RBI suggests that India has generally attracted higher FDI flows in line with its robust domestic economic performance and gradual liberalisation of the FDI policy as part of the cautious capital account liberalisation process.
RBI noticed that even during the recent global crisis, FDI inflows to India did not show as much moderation as was the case at the global level as well as in other Emerging Market Economies (EMEs).
However, when the global FDI flows to Emerging Market Economies (EMEs) recovered during 2010-11, FDI flows to India remained sluggish despite relatively better domestic economic performance ahead of global recovery.
This raised questions especially in the backdrop of the widening of the current account deficit beyond the sustainable level of about 3 per cent, said in the statement.

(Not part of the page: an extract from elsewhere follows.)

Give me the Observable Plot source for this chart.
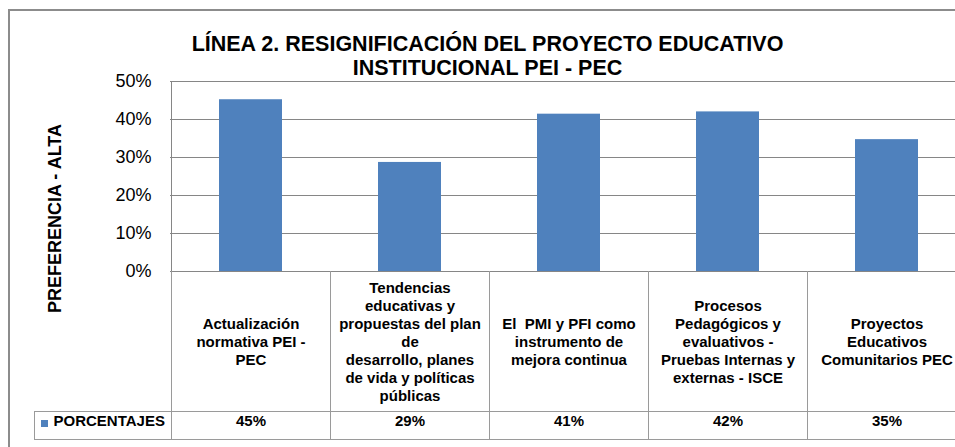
<!DOCTYPE html>
<html><head><meta charset="utf-8">
<script src="https://cdn.jsdelivr.net/npm/d3@7"></script>
<script src="https://cdn.jsdelivr.net/npm/@observablehq/plot@0.6"></script>
<style>
html,body{margin:0;padding:0;background:#fff;overflow:hidden;}
#wrap{position:relative;width:955px;height:447px;overflow:hidden;}
#chart{position:absolute;left:0;top:0;}
#frame{position:absolute;left:8px;top:9px;width:1000px;height:500px;border-top:2px solid #8c8c8c;border-left:2px solid #8c8c8c;pointer-events:none;}
</style></head><body>
<div id="wrap"><div id="chart"></div><div id="frame"></div></div>
<script>
const titleLines = ["LÍNEA 2. RESIGNIFICACIÓN DEL PROYECTO EDUCATIVO", "INSTITUCIONAL PEI - PEC"];
const yAxisTitle = "PREFERENCIA - ALTA";
const categories = [
  "Actualización\nnormativa PEI -\nPEC",
  "Tendencias\neducativas y\npropuestas del plan\nde\ndesarrollo, planes\nde vida y políticas\npúblicas",
  "El  PMI y PFI como\ninstrumento de\nmejora continua",
  "Procesos\nPedagógicos y\nevaluativos -\nPruebas Internas y\nexternas - ISCE",
  "Proyectos\nEducativos\nComunitarios PEC"
];
const values = [0.452, 0.287, 0.414, 0.420, 0.347];
const valueLabels = ["45%", "29%", "41%", "42%", "35%"];
const seriesName = "PORCENTAJES";
const yTicks = [0, 0.1, 0.2, 0.3, 0.4, 0.5];

const data = categories.map((c, i) => ({category: c, value: values[i], label: valueLabels[i]}));

const BAR = "#4f81bd";
const font = "'Liberation Sans', Arial, sans-serif";

function tableGrid(index, scales, vals, dims) {
  const x = scales.x, y = scales.y;
  const bw = x.bandwidth();
  const y0 = y(0);
  const headerH = 140, rowH = 28, labelLeft = 34;
  const right = x(categories[categories.length - 1]) + bw;
  const g = d3.create("svg:g");
  const lines = g.append("g").attr("stroke", "#9a9a9a").attr("fill", "none").attr("shape-rendering", "crispEdges");
  lines.append("line").attr("x1", x(categories[0])).attr("x2", x(categories[0])).attr("y1", y(0.5)).attr("y2", y0).attr("stroke", "#868686");
  for (const c of categories) {
    lines.append("line").attr("x1", x(c)).attr("x2", x(c)).attr("y1", y0).attr("y2", y0 + headerH + rowH);
  }
  lines.append("line").attr("x1", right).attr("x2", right).attr("y1", y0).attr("y2", y0 + headerH + rowH);
  lines.append("line").attr("x1", labelLeft).attr("x2", right).attr("y1", y0 + headerH).attr("y2", y0 + headerH);
  lines.append("line").attr("x1", labelLeft).attr("x2", right).attr("y1", y0 + headerH + rowH).attr("y2", y0 + headerH + rowH);
  lines.append("line").attr("x1", labelLeft).attr("x2", labelLeft).attr("y1", y0 + headerH).attr("y2", y0 + headerH + rowH);
  g.append("rect").attr("x", 41).attr("y", y0 + headerH + 9).attr("width", 7).attr("height", 7).attr("fill", BAR);
  return g.node();
}

const plot = Plot.plot({
  width: 955,
  height: 447,
  marginLeft: 170,
  marginRight: -11,
  marginTop: 81,
  marginBottom: 176,
  style: {fontFamily: font, background: "transparent", color: "#000", overflow: "visible"},
  x: {domain: categories, padding: 0, axis: null},
  y: {domain: [0, 0.5], axis: null},
  marks: [
    Plot.ruleY(yTicks, {stroke: "#868686", shapeRendering: "crispEdges"}),
    Plot.barY(data, {x: "category", y: "value", fill: BAR, insetLeft: 48, insetRight: 48}),
    Plot.axisY(yTicks, {tickFormat: d3.format(".0%"), tickSize: 0, tickPadding: 19, fontSize: 18, label: null}),
    tableGrid,
    Plot.text(data, {x: "category", text: "category", frameAnchor: "bottom", dy: 70, lineAnchor: "middle", lineHeight: 1.2, fontSize: 15, fontWeight: "bold", fill: "#000"}),
    Plot.text(data, {x: "category", text: "label", frameAnchor: "bottom", dy: 154, fontSize: 15, fontWeight: "bold", fill: "#000"}),
    Plot.text([seriesName], {frameAnchor: "bottom-left", dx: -117, dy: 154, textAnchor: "start", fontSize: 15, fontWeight: "bold", fill: "#000"}),
    Plot.text([yAxisTitle], {frameAnchor: "left", textAnchor: "middle", rotate: -90, dx: -115, dy: 42, fontSize: 18, fontWeight: "bold", fill: "#000"}),
    Plot.text([titleLines.join("\n")], {frameAnchor: "top", dx: -81, dy: -47, lineAnchor: "top", lineHeight: 1.1, fontSize: 21.5, fontWeight: "bold", fill: "#000"})
  ]
});
document.getElementById("chart").appendChild(plot);
</script>
</body></html>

RBI to analyse the factors behind such moderation had set up empirical exercise using Kauffmann’s Index.
Institutional factors, such as, policy uncertainty, are causing the slowdown in FDI inflows to India despite robustness of macroeconomic variables, the study suggested.

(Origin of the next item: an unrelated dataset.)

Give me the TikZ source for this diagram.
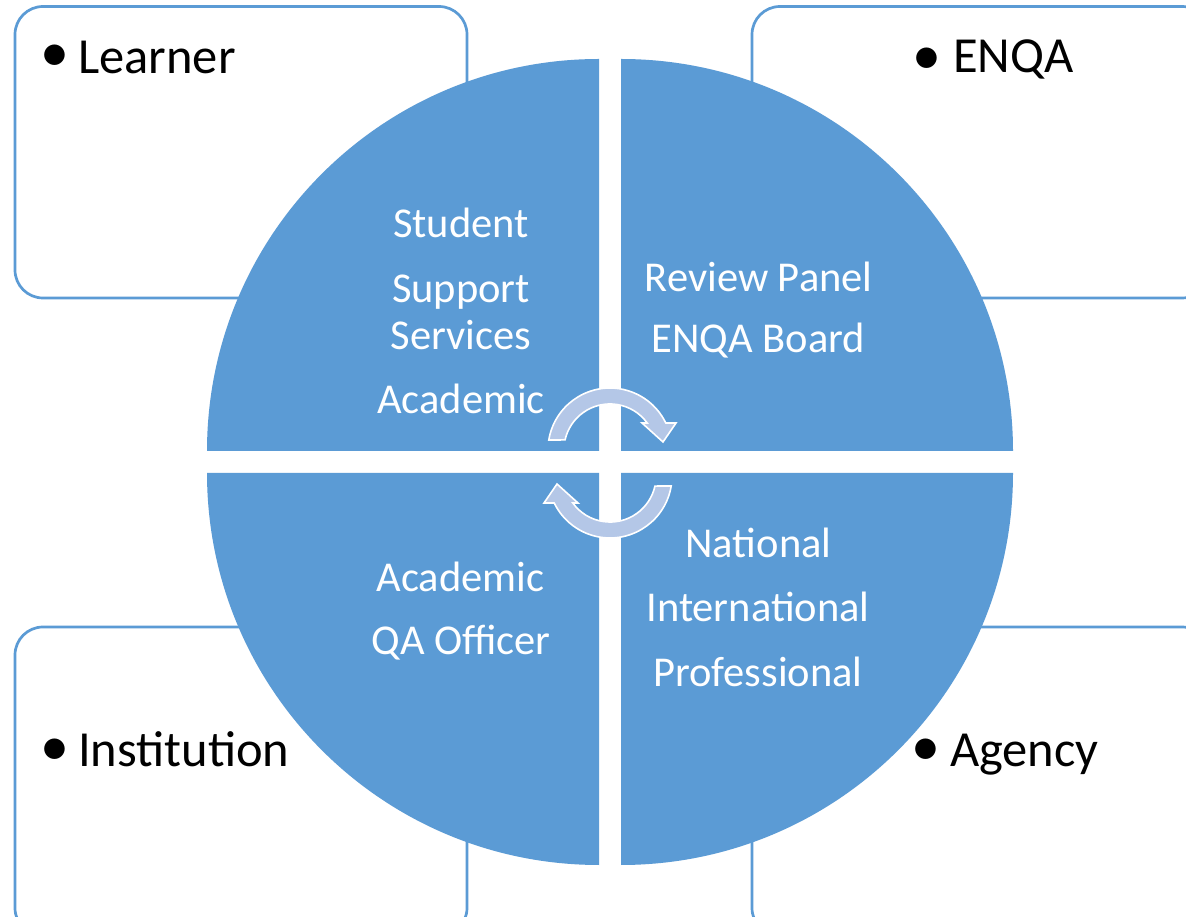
\documentclass[tikz,border=0pt]{standalone}
\usepackage{fontspec}
\setmainfont{Carlito}
\definecolor{qblue}{HTML}{5B9BD5}
\definecolor{arrowfill}{HTML}{B4C7E7}
\begin{document}
\begin{tikzpicture}[x=1pt,y=1pt,
  box/.style={draw=qblue, line width=2.7pt, fill=white, rounded corners=28pt},
  quad/.style={fill=qblue},
  cyc/.style={fill=arrowfill, draw=white, line width=1.6pt, line join=miter},
  intext/.style={text=white, font=\fontsize{42.5}{50}\selectfont, inner sep=0pt, anchor=base},
  outtext/.style={text=black, font=\fontsize{50.5}{59}\selectfont, inner sep=0pt, anchor=base west},
  bulletmark/.style={text=black, font=\fontsize{58}{66}\selectfont, inner sep=0pt, anchor=center}]
\useasboundingbox (0,0) rectangle (1186,916);
\clip (0,0) rectangle (1186,916);
\fill[white] (0,0) rectangle (1186,916);

% outer boxes
\path[box] (15,909.5) rectangle (467,618);
\path[box] (752,909.5) rectangle (1210,618);
\path[box] (15,289) rectangle (467,-20);
\path[box] (752,289) rectangle (1210,-20);

% quadrants
\fill[quad] (599,465) -- (207,465) arc[start angle=180, end angle=90, radius=392] -- cycle;
\fill[quad] (621,465) -- (621,857) arc[start angle=90, end angle=0, radius=392] -- cycle;
\fill[quad] (599,443) -- (599,51) arc[start angle=270, end angle=180, radius=392] -- cycle;
\fill[quad] (621,443) -- (1013,443) arc[start angle=0, end angle=-90, radius=392] -- cycle;

% cycle arrows
\path[cyc] (548.8,476) arc[start angle=170.7, end angle=25.8, radius=62]
  -- (676,493) -- (663,474) -- (642,493) -- (647.2,493)
  arc[start angle=35.9, end angle=167.4, radius=46] -- cycle;
\begin{scope}[rotate around={180:(610,453)}]
\path[cyc] (548.8,476) arc[start angle=170.7, end angle=25.8, radius=62]
  -- (676,493) -- (663,474) -- (642,493) -- (647.2,493)
  arc[start angle=35.9, end angle=167.4, radius=46] -- cycle;
\end{scope}

% quadrant texts
\node[intext] (tl1) at (461,678) {Student};
\node[intext] (tl2) at (461,613) {Support};
\node[intext] (tl3) at (461,566) {Services};
\node[intext] (tl4) at (461,502) {Academic};
\node[intext] (tr1) at (758.7,624.3) {Review Panel};
\node[intext] (tr2) at (758.5,563) {ENQA Board};
\node[intext] (bl1) at (460.5,324.3) {Academic};
\node[intext] (bl2) at (461,261) {QA Officer};
\node[intext] (br1) at (758.5,358.3) {National};
\node[intext] (br2) at (758,294.3) {International};
\node[intext] (br3) at (758,229.3) {Professional};

% outer texts
\node[bulletmark] (b1) at (54.5,858) {•};
\node[outtext] (learner) at (78,842) {Learner};
\node[bulletmark] (b2) at (926.5,854.5) {•};
\node[outtext] (enqa) at (953,843) {ENQA};
\node[bulletmark] (b3) at (54.5,164) {•};
\node[outtext] (inst) at (78,149) {Institution};
\node[bulletmark] (b4) at (925.7,164) {•};
\node[outtext] (agency) at (950,149) {Agency};
\end{tikzpicture}
\end{document}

A panel exercise for 10 major EMEs showed that FDI was significantly influenced by openness, growth prospects, macroeconomic sustainability, labour cost and uncertainty in government policy.
A comparison of actual FDI flows to India vis-à-vis the potential level worked out on the basis of underlying macroeconomic fundamentals showed that actual FDI which generally tracked the potential level till 2009-10, fell short of its potential during 2010-11.
Further, counter factual scenario attempted to segregate economic and non-economic factors seemed to suggest that the divergence between actual and potential during 2010-11 could partly be on account of policy uncertainty, further added.